[What the exercise asks]:
Up to and including the line with "label_off = 0.031", write out the listing from its first line, minus the pictures.

[Supplied material]:
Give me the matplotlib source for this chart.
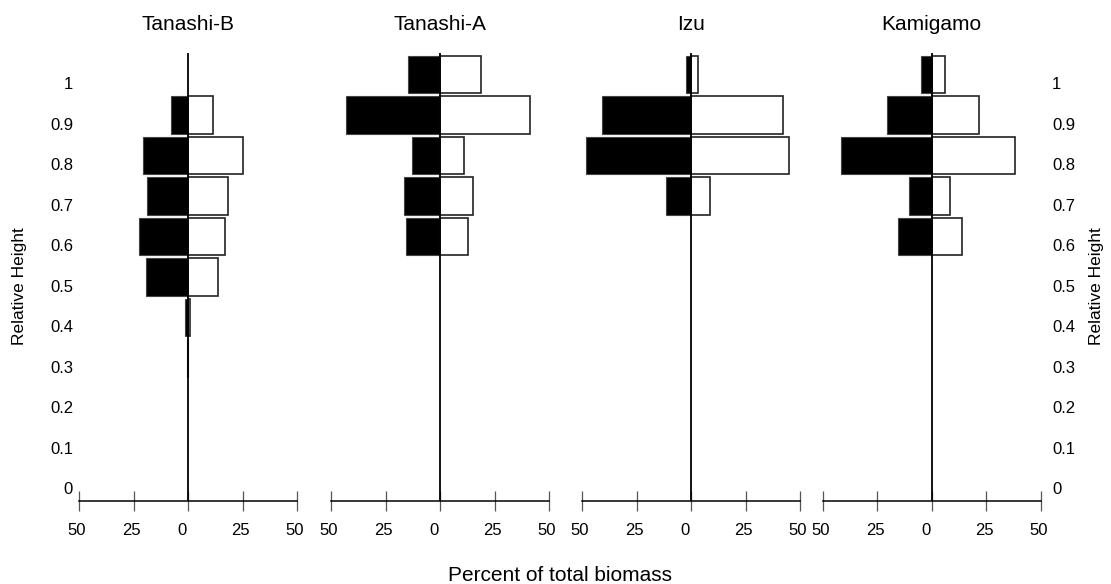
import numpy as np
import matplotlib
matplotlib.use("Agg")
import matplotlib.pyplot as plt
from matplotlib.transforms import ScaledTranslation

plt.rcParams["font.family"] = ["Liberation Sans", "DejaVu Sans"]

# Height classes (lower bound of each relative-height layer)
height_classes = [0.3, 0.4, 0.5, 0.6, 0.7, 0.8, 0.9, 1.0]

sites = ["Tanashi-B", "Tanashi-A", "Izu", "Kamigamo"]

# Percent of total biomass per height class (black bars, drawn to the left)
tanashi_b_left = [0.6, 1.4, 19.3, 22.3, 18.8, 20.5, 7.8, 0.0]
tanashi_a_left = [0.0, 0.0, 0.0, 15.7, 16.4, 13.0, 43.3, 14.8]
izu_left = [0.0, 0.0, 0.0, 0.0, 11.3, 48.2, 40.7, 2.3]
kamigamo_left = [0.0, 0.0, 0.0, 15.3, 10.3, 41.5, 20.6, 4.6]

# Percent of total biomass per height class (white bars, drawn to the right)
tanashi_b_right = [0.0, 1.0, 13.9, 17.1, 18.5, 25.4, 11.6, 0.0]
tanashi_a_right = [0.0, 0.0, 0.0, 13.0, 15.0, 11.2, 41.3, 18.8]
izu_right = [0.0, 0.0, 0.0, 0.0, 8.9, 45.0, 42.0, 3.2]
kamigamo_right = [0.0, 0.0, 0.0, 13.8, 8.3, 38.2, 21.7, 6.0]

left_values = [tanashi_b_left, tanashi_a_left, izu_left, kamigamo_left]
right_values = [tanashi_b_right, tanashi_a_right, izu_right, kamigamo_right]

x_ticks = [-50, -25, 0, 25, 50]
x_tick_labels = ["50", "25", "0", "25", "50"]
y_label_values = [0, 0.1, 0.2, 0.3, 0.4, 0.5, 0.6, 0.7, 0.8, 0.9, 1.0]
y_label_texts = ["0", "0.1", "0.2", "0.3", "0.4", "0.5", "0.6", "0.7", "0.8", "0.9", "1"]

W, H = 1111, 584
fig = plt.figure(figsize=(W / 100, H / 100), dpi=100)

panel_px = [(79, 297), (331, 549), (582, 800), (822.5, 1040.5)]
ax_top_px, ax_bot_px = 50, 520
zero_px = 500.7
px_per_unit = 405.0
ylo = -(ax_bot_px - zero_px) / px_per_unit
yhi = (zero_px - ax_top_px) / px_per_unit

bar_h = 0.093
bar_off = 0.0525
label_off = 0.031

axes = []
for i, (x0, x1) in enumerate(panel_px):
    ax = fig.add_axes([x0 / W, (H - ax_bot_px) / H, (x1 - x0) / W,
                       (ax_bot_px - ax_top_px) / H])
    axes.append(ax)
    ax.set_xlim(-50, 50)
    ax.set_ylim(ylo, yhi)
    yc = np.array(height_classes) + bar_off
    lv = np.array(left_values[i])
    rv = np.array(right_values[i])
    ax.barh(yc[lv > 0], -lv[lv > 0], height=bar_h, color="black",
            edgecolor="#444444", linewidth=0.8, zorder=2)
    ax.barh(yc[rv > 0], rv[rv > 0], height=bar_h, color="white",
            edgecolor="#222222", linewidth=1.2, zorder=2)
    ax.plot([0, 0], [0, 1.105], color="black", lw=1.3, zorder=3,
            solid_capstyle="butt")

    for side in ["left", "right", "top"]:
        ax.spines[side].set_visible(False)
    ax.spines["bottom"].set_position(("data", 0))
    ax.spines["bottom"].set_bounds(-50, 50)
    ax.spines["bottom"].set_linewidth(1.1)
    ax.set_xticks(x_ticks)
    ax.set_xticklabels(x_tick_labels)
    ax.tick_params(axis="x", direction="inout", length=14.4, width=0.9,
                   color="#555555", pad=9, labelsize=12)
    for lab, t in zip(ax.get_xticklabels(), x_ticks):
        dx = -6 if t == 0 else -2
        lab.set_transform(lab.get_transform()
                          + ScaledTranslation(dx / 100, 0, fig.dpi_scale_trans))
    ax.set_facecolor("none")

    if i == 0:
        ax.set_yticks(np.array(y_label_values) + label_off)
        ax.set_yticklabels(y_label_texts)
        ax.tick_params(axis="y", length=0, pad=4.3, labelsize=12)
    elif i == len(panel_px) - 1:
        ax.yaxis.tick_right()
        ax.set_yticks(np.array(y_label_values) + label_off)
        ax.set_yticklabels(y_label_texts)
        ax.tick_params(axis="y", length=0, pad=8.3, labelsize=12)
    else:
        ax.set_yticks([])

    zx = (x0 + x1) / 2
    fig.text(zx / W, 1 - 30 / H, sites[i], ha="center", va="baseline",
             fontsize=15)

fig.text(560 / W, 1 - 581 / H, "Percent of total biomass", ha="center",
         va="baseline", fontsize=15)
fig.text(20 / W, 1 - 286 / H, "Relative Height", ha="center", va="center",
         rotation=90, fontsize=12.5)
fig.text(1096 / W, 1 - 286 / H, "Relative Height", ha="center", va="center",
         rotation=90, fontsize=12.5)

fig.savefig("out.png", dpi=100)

[Result of the task]:
Give me the matplotlib source for this chart.
import numpy as np
import matplotlib
matplotlib.use("Agg")
import matplotlib.pyplot as plt
from matplotlib.transforms import ScaledTranslation

plt.rcParams["font.family"] = ["Liberation Sans", "DejaVu Sans"]

# Height classes (lower bound of each relative-height layer)
height_classes = [0.3, 0.4, 0.5, 0.6, 0.7, 0.8, 0.9, 1.0]

sites = ["Tanashi-B", "Tanashi-A", "Izu", "Kamigamo"]

# Percent of total biomass per height class (black bars, drawn to the left)
tanashi_b_left = [0.6, 1.4, 19.3, 22.3, 18.8, 20.5, 7.8, 0.0]
tanashi_a_left = [0.0, 0.0, 0.0, 15.7, 16.4, 13.0, 43.3, 14.8]
izu_left = [0.0, 0.0, 0.0, 0.0, 11.3, 48.2, 40.7, 2.3]
kamigamo_left = [0.0, 0.0, 0.0, 15.3, 10.3, 41.5, 20.6, 4.6]

# Percent of total biomass per height class (white bars, drawn to the right)
tanashi_b_right = [0.0, 1.0, 13.9, 17.1, 18.5, 25.4, 11.6, 0.0]
tanashi_a_right = [0.0, 0.0, 0.0, 13.0, 15.0, 11.2, 41.3, 18.8]
izu_right = [0.0, 0.0, 0.0, 0.0, 8.9, 45.0, 42.0, 3.2]
kamigamo_right = [0.0, 0.0, 0.0, 13.8, 8.3, 38.2, 21.7, 6.0]

left_values = [tanashi_b_left, tanashi_a_left, izu_left, kamigamo_left]
right_values = [tanashi_b_right, tanashi_a_right, izu_right, kamigamo_right]

x_ticks = [-50, -25, 0, 25, 50]
x_tick_labels = ["50", "25", "0", "25", "50"]
y_label_values = [0, 0.1, 0.2, 0.3, 0.4, 0.5, 0.6, 0.7, 0.8, 0.9, 1.0]
y_label_texts = ["0", "0.1", "0.2", "0.3", "0.4", "0.5", "0.6", "0.7", "0.8", "0.9", "1"]

W, H = 1111, 584
fig = plt.figure(figsize=(W / 100, H / 100), dpi=100)

panel_px = [(79, 297), (331, 549), (582, 800), (822.5, 1040.5)]
ax_top_px, ax_bot_px = 50, 520
zero_px = 500.7
px_per_unit = 405.0
ylo = -(ax_bot_px - zero_px) / px_per_unit
yhi = (zero_px - ax_top_px) / px_per_unit

bar_h = 0.093
bar_off = 0.0525
label_off = 0.031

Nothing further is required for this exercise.